[Stated task]: Exclude the pictures and reproduce the remaining data exactly as written.

[Source excerpt]:
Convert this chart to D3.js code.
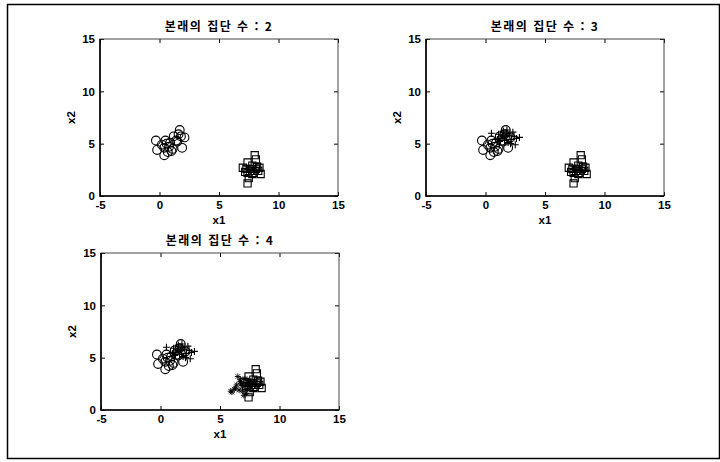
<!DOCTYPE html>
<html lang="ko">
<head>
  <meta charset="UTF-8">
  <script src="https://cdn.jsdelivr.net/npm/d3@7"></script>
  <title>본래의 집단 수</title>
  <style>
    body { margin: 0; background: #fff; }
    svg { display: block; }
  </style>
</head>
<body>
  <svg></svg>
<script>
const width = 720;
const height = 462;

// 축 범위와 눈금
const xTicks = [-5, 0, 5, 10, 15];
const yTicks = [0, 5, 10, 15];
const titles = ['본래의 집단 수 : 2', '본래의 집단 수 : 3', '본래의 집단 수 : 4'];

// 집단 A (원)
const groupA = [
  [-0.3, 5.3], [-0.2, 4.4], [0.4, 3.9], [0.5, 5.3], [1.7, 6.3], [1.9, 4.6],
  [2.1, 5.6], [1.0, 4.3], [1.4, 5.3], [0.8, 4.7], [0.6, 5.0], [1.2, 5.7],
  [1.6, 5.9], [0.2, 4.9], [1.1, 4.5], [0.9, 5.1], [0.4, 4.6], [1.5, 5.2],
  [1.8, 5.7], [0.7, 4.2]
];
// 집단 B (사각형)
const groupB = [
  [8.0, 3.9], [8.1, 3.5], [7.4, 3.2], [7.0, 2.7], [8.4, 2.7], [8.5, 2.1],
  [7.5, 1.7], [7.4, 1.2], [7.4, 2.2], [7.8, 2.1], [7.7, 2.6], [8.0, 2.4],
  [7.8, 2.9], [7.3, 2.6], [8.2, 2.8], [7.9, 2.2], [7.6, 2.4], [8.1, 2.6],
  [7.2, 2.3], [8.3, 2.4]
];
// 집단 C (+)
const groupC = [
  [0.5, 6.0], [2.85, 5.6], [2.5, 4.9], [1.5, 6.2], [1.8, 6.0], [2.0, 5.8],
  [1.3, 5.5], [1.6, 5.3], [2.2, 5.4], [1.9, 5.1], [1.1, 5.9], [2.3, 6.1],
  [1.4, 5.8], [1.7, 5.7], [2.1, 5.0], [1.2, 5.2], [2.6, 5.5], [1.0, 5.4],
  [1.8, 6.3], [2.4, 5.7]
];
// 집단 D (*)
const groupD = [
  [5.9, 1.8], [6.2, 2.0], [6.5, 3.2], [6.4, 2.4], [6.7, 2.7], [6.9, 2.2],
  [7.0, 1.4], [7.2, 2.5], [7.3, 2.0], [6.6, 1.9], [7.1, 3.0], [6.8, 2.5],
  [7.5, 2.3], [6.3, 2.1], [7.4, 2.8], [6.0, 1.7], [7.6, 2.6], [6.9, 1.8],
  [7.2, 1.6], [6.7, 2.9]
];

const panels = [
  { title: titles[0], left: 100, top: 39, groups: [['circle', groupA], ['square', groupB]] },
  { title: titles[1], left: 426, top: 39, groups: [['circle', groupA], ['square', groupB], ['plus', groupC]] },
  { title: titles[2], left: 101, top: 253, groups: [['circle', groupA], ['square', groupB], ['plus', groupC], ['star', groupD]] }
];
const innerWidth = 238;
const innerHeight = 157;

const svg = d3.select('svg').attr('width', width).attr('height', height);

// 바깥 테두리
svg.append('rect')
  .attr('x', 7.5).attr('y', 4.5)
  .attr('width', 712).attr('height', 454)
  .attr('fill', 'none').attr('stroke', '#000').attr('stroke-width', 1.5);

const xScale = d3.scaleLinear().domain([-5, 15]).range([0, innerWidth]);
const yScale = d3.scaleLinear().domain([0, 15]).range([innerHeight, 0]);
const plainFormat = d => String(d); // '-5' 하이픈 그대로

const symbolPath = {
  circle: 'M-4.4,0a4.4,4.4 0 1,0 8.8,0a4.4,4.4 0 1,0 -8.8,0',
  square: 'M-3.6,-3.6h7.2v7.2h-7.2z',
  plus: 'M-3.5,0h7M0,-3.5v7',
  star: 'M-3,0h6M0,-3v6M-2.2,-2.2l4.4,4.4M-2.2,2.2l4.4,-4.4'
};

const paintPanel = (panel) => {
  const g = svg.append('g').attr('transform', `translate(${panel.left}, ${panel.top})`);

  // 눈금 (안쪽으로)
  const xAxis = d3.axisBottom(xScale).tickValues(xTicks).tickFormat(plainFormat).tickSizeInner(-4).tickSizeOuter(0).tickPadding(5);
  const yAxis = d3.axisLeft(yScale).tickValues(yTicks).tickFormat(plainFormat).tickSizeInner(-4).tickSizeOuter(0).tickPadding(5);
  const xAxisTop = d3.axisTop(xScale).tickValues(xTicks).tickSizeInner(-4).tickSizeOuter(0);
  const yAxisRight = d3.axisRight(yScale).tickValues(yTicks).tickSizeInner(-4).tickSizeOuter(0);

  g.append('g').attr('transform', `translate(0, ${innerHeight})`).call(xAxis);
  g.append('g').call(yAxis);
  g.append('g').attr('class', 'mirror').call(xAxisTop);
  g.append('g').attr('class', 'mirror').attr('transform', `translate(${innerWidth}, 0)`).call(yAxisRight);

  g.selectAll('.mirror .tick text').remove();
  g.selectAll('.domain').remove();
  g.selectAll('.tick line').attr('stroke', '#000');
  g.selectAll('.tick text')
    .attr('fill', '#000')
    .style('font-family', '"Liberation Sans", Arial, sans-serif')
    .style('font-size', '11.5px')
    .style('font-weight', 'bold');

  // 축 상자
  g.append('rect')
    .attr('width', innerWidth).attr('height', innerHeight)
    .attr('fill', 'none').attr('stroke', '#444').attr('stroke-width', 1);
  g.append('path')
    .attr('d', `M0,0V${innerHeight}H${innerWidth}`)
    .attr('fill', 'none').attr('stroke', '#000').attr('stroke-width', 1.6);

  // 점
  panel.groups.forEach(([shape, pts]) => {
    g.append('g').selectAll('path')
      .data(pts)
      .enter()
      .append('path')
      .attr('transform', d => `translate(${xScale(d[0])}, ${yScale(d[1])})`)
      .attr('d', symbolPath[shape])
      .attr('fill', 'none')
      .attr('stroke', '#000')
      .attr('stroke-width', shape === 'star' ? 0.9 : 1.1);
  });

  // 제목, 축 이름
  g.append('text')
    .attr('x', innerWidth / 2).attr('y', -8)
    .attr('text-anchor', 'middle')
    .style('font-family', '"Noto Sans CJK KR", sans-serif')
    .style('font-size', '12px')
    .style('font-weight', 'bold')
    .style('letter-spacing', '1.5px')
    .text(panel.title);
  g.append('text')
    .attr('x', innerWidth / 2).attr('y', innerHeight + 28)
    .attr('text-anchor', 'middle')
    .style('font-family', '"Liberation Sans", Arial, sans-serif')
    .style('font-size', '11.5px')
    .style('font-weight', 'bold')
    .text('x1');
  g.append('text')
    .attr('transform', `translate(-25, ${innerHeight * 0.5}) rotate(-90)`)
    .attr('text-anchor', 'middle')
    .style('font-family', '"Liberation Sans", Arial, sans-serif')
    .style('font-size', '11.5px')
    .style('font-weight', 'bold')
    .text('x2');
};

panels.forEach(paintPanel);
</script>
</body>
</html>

[Exercise solution]:
Convert this chart to D3.js code.
<!DOCTYPE html>
<html lang="ko">
<head>
  <meta charset="UTF-8">
  <script src="https://cdn.jsdelivr.net/npm/d3@7"></script>
  <title>본래의 집단 수</title>
  <style>
    body { margin: 0; background: #fff; }
    svg { display: block; }
  </style>
</head>
<body>
  <svg></svg>
<script>
const width = 720;
const height = 462;

// 축 범위와 눈금
const xTicks = [-5, 0, 5, 10, 15];
const yTicks = [0, 5, 10, 15];
const titles = ['본래의 집단 수 : 2', '본래의 집단 수 : 3', '본래의 집단 수 : 4'];

// 집단 A (원)
const groupA = [
  [-0.3, 5.3], [-0.2, 4.4], [0.4, 3.9], [0.5, 5.3], [1.7, 6.3], [1.9, 4.6],
  [2.1, 5.6], [1.0, 4.3], [1.4, 5.3], [0.8, 4.7], [0.6, 5.0], [1.2, 5.7],
  [1.6, 5.9], [0.2, 4.9], [1.1, 4.5], [0.9, 5.1], [0.4, 4.6], [1.5, 5.2],
  [1.8, 5.7], [0.7, 4.2]
];
// 집단 B (사각형)
const groupB = [
  [8.0, 3.9], [8.1, 3.5], [7.4, 3.2], [7.0, 2.7], [8.4, 2.7], [8.5, 2.1],
  [7.5, 1.7], [7.4, 1.2], [7.4, 2.2], [7.8, 2.1], [7.7, 2.6], [8.0, 2.4],
  [7.8, 2.9], [7.3, 2.6], [8.2, 2.8], [7.9, 2.2], [7.6, 2.4], [8.1, 2.6],
  [7.2, 2.3], [8.3, 2.4]
];
// 집단 C (+)
const groupC = [
  [0.5, 6.0], [2.85, 5.6], [2.5, 4.9], [1.5, 6.2], [1.8, 6.0], [2.0, 5.8],
  [1.3, 5.5], [1.6, 5.3], [2.2, 5.4], [1.9, 5.1], [1.1, 5.9], [2.3, 6.1],
  [1.4, 5.8], [1.7, 5.7], [2.1, 5.0], [1.2, 5.2], [2.6, 5.5], [1.0, 5.4],
  [1.8, 6.3], [2.4, 5.7]
];
// 집단 D (*)
const groupD = [
  [5.9, 1.8], [6.2, 2.0], [6.5, 3.2], [6.4, 2.4], [6.7, 2.7], [6.9, 2.2],
  [7.0, 1.4], [7.2, 2.5], [7.3, 2.0], [6.6, 1.9], [7.1, 3.0], [6.8, 2.5],
  [7.5, 2.3], [6.3, 2.1], [7.4, 2.8], [6.0, 1.7], [7.6, 2.6], [6.9, 1.8],
  [7.2, 1.6], [6.7, 2.9]
];

const panels = [
  { title: titles[0], left: 100, top: 39, groups: [['circle', groupA], ['square', groupB]] },
  { title: titles[1], left: 426, top: 39, groups: [['circle', groupA], ['square', groupB], ['plus', groupC]] },
  { title: titles[2], left: 101, top: 253, groups: [['circle', groupA], ['square', groupB], ['plus', groupC], ['star', groupD]] }
];
const innerWidth = 238;
const innerHeight = 157;

const svg = d3.select('svg').attr('width', width).attr('height', height);

// 바깥 테두리
svg.append('rect')
  .attr('x', 7.5).attr('y', 4.5)
  .attr('width', 712).attr('height', 454)
  .attr('fill', 'none').attr('stroke', '#000').attr('stroke-width', 1.5);

const xScale = d3.scaleLinear().domain([-5, 15]).range([0, innerWidth]);
const yScale = d3.scaleLinear().domain([0, 15]).range([innerHeight, 0]);
const plainFormat = d => String(d); // '-5' 하이픈 그대로

const symbolPath = {
  circle: 'M-4.4,0a4.4,4.4 0 1,0 8.8,0a4.4,4.4 0 1,0 -8.8,0',
  square: 'M-3.6,-3.6h7.2v7.2h-7.2z',
  plus: 'M-3.5,0h7M0,-3.5v7',
  star: 'M-3,0h6M0,-3v6M-2.2,-2.2l4.4,4.4M-2.2,2.2l4.4,-4.4'
};

const paintPanel = (panel) => {
  const g = svg.append('g').attr('transform', `translate(${panel.left}, ${panel.top})`);

  // 눈금 (안쪽으로)
  const xAxis = d3.axisBottom(xScale).tickValues(xTicks).tickFormat(plainFormat).tickSizeInner(-4).tickSizeOuter(0).tickPadding(5);
  const yAxis = d3.axisLeft(yScale).tickValues(yTicks).tickFormat(plainFormat).tickSizeInner(-4).tickSizeOuter(0).tickPadding(5);
  const xAxisTop = d3.axisTop(xScale).tickValues(xTicks).tickSizeInner(-4).tickSizeOuter(0);
  const yAxisRight = d3.axisRight(yScale).tickValues(yTicks).tickSizeInner(-4).tickSizeOuter(0);

  g.append('g').attr('transform', `translate(0, ${innerHeight})`).call(xAxis);
  g.append('g').call(yAxis);
  g.append('g').attr('class', 'mirror').call(xAxisTop);
  g.append('g').attr('class', 'mirror').attr('transform', `translate(${innerWidth}, 0)`).call(yAxisRight);

  g.selectAll('.mirror .tick text').remove();
  g.selectAll('.domain').remove();
  g.selectAll('.tick line').attr('stroke', '#000');
  g.selectAll('.tick text')
    .attr('fill', '#000')
    .style('font-family', '"Liberation Sans", Arial, sans-serif')
    .style('font-size', '11.5px')
    .style('font-weight', 'bold');

  // 축 상자
  g.append('rect')
    .attr('width', innerWidth).attr('height', innerHeight)
    .attr('fill', 'none').attr('stroke', '#444').attr('stroke-width', 1);
  g.append('path')
    .attr('d', `M0,0V${innerHeight}H${innerWidth}`)
    .attr('fill', 'none').attr('stroke', '#000').attr('stroke-width', 1.6);

  // 점
  panel.groups.forEach(([shape, pts]) => {
    g.append('g').selectAll('path')
      .data(pts)
      .enter()
      .append('path')
      .attr('transform', d => `translate(${xScale(d[0])}, ${yScale(d[1])})`)
      .attr('d', symbolPath[shape])
      .attr('fill', 'none')
      .attr('stroke', '#000')
      .attr('stroke-width', shape === 'star' ? 0.9 : 1.1);
  });

  // 제목, 축 이름
  g.append('text')
    .attr('x', innerWidth / 2).attr('y', -8)
    .attr('text-anchor', 'middle')
    .style('font-family', '"Noto Sans CJK KR", sans-serif')
    .style('font-size', '12px')
    .style('font-weight', 'bold')
    .style('letter-spacing', '1.5px')
    .text(panel.title);
  g.append('text')
    .attr('x', innerWidth / 2).attr('y', innerHeight + 28)
    .attr('text-anchor', 'middle')
    .style('font-family', '"Liberation Sans", Arial, sans-serif')
    .style('font-size', '11.5px')
    .style('font-weight', 'bold')
    .text('x1');
  g.append('text')
    .attr('transform', `translate(-25, ${innerHeight * 0.5}) rotate(-90)`)
    .attr('text-anchor', 'middle')
    .style('font-family', '"Liberation Sans", Arial, sans-serif')
    .style('font-size', '11.5px')
    .style('font-weight', 'bold')
    .text('x2');
};

panels.forEach(paintPanel);
</script>
</body>
</html>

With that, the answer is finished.